Lundi soir, le commissaire européen au Commerce, Valdis Dombrovskis, a rencontré les ministres des Affaires étrangères des pays du Mercosur. Le compte rendu de la réunion indique que M. Dombrovskis et les ministres « ont réaffirmé leur détermination à œuvrer à la conclusion de l’accord entre l’UE et le Mercosur d’ici à la fin de 2023 et à résoudre toutes les questions en suspens conformément aux priorités et aux préoccupations de chaque partie ».

La résolution de toutes les questions en suspens sera toutefois difficile, car les pays de l’UE les plus critiques à l’égard de l’accord — à savoir l’Autriche, la France, l’Irlande et les Pays-Bas — comptent de puissants lobbies agricoles qui craignent l’afflux de viande de bœuf sud-américaine bon marché.

Ces intérêts agricoles expliquent pourquoi les voix critiques, comme celle du président brésilien M. Lula, affirment que les préoccupations des gouvernements nationaux de l’UE en matière de développement durable ne sont qu’un moyen de masquer leur protectionnisme.

Par ailleurs, le gouvernement allemand est très favorable à la conclusion d’un accord, tout comme le principal groupe de pression des entreprises de l’UE, BusinessEurope.

Le Parlement européen pourrait constituer un autre obstacle à l’accord commercial.
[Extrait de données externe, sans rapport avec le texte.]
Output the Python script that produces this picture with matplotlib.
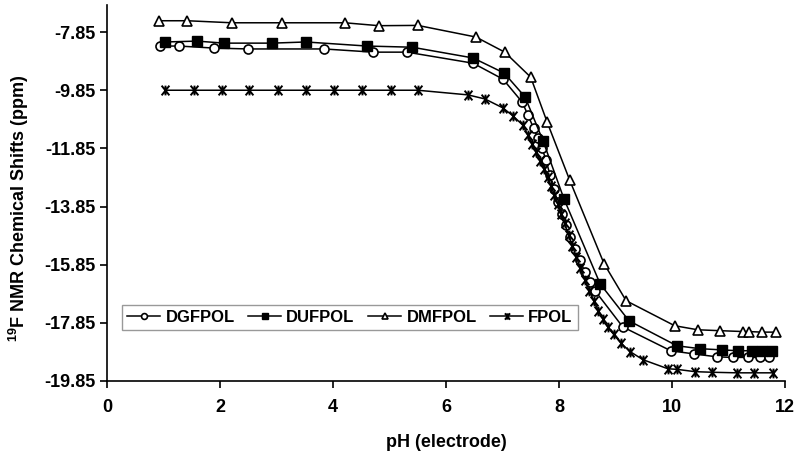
import matplotlib
matplotlib.use('Agg')
import matplotlib.pyplot as plt
from matplotlib.path import Path

plt.rcParams['font.family'] = ['Liberation Sans', 'DejaVu Sans']
plt.rcParams['font.weight'] = 'bold'
plt.rcParams['mathtext.fontset'] = 'custom'
plt.rcParams['mathtext.rm'] = 'Liberation Sans:bold'
plt.rcParams['mathtext.bf'] = 'Liberation Sans:bold'

# pH (electrode) vs 19F shift (ppm)
dgfpol_ph = [0.94, 1.27, 1.89, 2.50, 3.84, 4.71, 5.31, 6.48, 7.01, 7.35, 7.45, 7.55, 7.63,
             7.70, 7.77, 7.84, 7.91, 7.98, 8.05, 8.12, 8.20, 8.28, 8.37, 8.46, 8.55, 8.64,
             9.13, 9.98, 10.39, 10.80, 11.08, 11.35, 11.56, 11.72]
dgfpol_ppm = [-8.33, -8.33, -8.40, -8.43, -8.43, -8.54, -8.54, -8.92, -9.47, -10.26, -10.70,
              -11.15, -11.50, -11.84, -12.25, -12.75, -13.25, -13.70, -14.10, -14.50, -14.90,
              -15.30, -15.70, -16.10, -16.45, -16.75, -17.99, -18.81, -18.92, -19.02, -19.04,
              -19.04, -19.04, -19.04]

dufpol_ph = [1.03, 1.59, 2.07, 2.92, 3.52, 4.60, 5.40, 6.48, 7.03, 7.40, 7.72, 8.09, 8.73,
             9.24, 10.09, 10.50, 10.88, 11.17, 11.42, 11.59, 11.77]
dufpol_ppm = [-8.19, -8.16, -8.23, -8.23, -8.19, -8.33, -8.37, -8.74, -9.26, -10.08, -11.60,
              -13.59, -16.51, -17.78, -18.64, -18.74, -18.78, -18.81, -18.81, -18.81, -18.81]

dmfpol_ph = [0.92, 1.42, 2.21, 3.10, 4.21, 4.81, 5.50, 6.53, 7.04, 7.50, 7.79, 8.19, 8.80,
             9.19, 10.05, 10.46, 10.85, 11.26, 11.36, 11.59, 11.84]
dmfpol_ppm = [-7.46, -7.46, -7.53, -7.53, -7.53, -7.63, -7.62, -8.02, -8.54, -9.40, -10.94,
              -12.94, -15.82, -17.09, -17.95, -18.09, -18.12, -18.15, -18.15, -18.17, -18.17]

fpol_ph = [1.03, 1.54, 2.04, 2.51, 3.03, 3.52, 4.02, 4.51, 5.03, 5.50, 6.39, 6.69, 7.01,
           7.19, 7.36, 7.45, 7.53, 7.60, 7.67, 7.74, 7.80, 7.86, 7.92, 7.98, 8.04, 8.10,
           8.17, 8.24, 8.31, 8.38, 8.46, 8.54, 8.62, 8.70, 8.78, 8.87, 8.97, 9.10, 9.26,
           9.49, 9.93, 10.09, 10.41, 10.71, 11.15, 11.45, 11.79]
fpol_ppm = [-9.85, -9.85, -9.85, -9.85, -9.85, -9.85, -9.85, -9.85, -9.85, -9.85, -10.01,
            -10.15, -10.46, -10.74, -11.05, -11.40, -11.70, -11.99, -12.27, -12.57, -12.85,
            -13.14, -13.45, -13.77, -14.10, -14.43, -14.82, -15.21, -15.59, -15.96, -16.37,
            -16.76, -17.11, -17.43, -17.72, -18.01, -18.25, -18.55, -18.84, -19.12, -19.43,
            -19.45, -19.53, -19.55, -19.57, -19.57, -19.57]

x_ticks = [0, 2, 4, 6, 8, 10, 12]
y_ticks = [-7.85, -9.85, -11.85, -13.85, -15.85, -17.85, -19.85]

# excel style star: an x with a vertical bar through it
star = Path([(-0.8, -1), (0.8, 1), (-0.8, 1), (0.8, -1), (0, -1), (0, 1)],
            [Path.MOVETO, Path.LINETO, Path.MOVETO, Path.LINETO, Path.MOVETO, Path.LINETO])

fig = plt.figure(figsize=(8, 4.59), dpi=100)
ax = fig.add_axes([0.134, 0.170, 0.847, 0.819])

ax.plot(dgfpol_ph, dgfpol_ppm, color='black', lw=1.1, marker='o', ms=6.5,
        mfc='white', mec='black', mew=1.2, label='DGFPOL')
ax.plot(dufpol_ph, dufpol_ppm, color='black', lw=1.1, marker='s', ms=6.5,
        mfc='black', mec='black', label='DUFPOL')
ax.plot(dmfpol_ph, dmfpol_ppm, color='black', lw=1.1, marker='^', ms=7.5,
        mfc='white', mec='black', mew=1.2, label='DMFPOL')
ax.plot(fpol_ph, fpol_ppm, color='black', lw=1.1, marker=star, ms=7,
        mec='black', mew=1.4, label='FPOL')

ax.set_xlim(0, 12)
ax.set_ylim(-19.85, -6.92)
ax.set_xticks(x_ticks)
ax.set_yticks(y_ticks)
ax.set_yticklabels(['%.2f' % v for v in y_ticks])
ax.tick_params(labelsize=13, width=1.2, length=5, direction='out')
ax.tick_params(axis='x', pad=8)
ax.spines['top'].set_visible(False)
ax.spines['right'].set_visible(False)
ax.spines['left'].set_linewidth(1.2)
ax.spines['bottom'].set_linewidth(1.2)

ax.set_xlabel('pH (electrode)', fontsize=13, fontweight='bold', labelpad=13)
ax.set_ylabel(r'$^{\mathbf{19}}$F NMR Chemical Shifts (ppm)', fontsize=13, fontweight='bold')
ax.yaxis.set_label_coords(-0.112, 0.46)

leg = ax.legend(loc='lower left', bbox_to_anchor=(0.022, 0.136), ncol=4, fontsize=12,
                frameon=True, fancybox=False, handlelength=2.0, handletextpad=0.3,
                columnspacing=0.8, borderpad=0.3, markerscale=0.65, borderaxespad=0)
leg.get_frame().set_edgecolor('#808080')
leg.get_frame().set_linewidth(1.0)

fig.savefig('out.png', dpi=100)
Alors que le président de la commission du Commerce international (INTA) du Parlement européen, le social-démocrate allemand Bernd Lange, a plaidé en faveur d’un accord, une coalition de députés de gauche issus des Verts, des sociaux-démocrates et du groupe de La Gauche a organisé un « contre-sommet » pour protester contre un éventuel accord avec le Mercosur.

Les défenseurs du climat de Greenpeace et d’autres ONG ont également dénoncé l’accord, estimant qu’il entraînerait une intensification de la déforestation en Amazonie.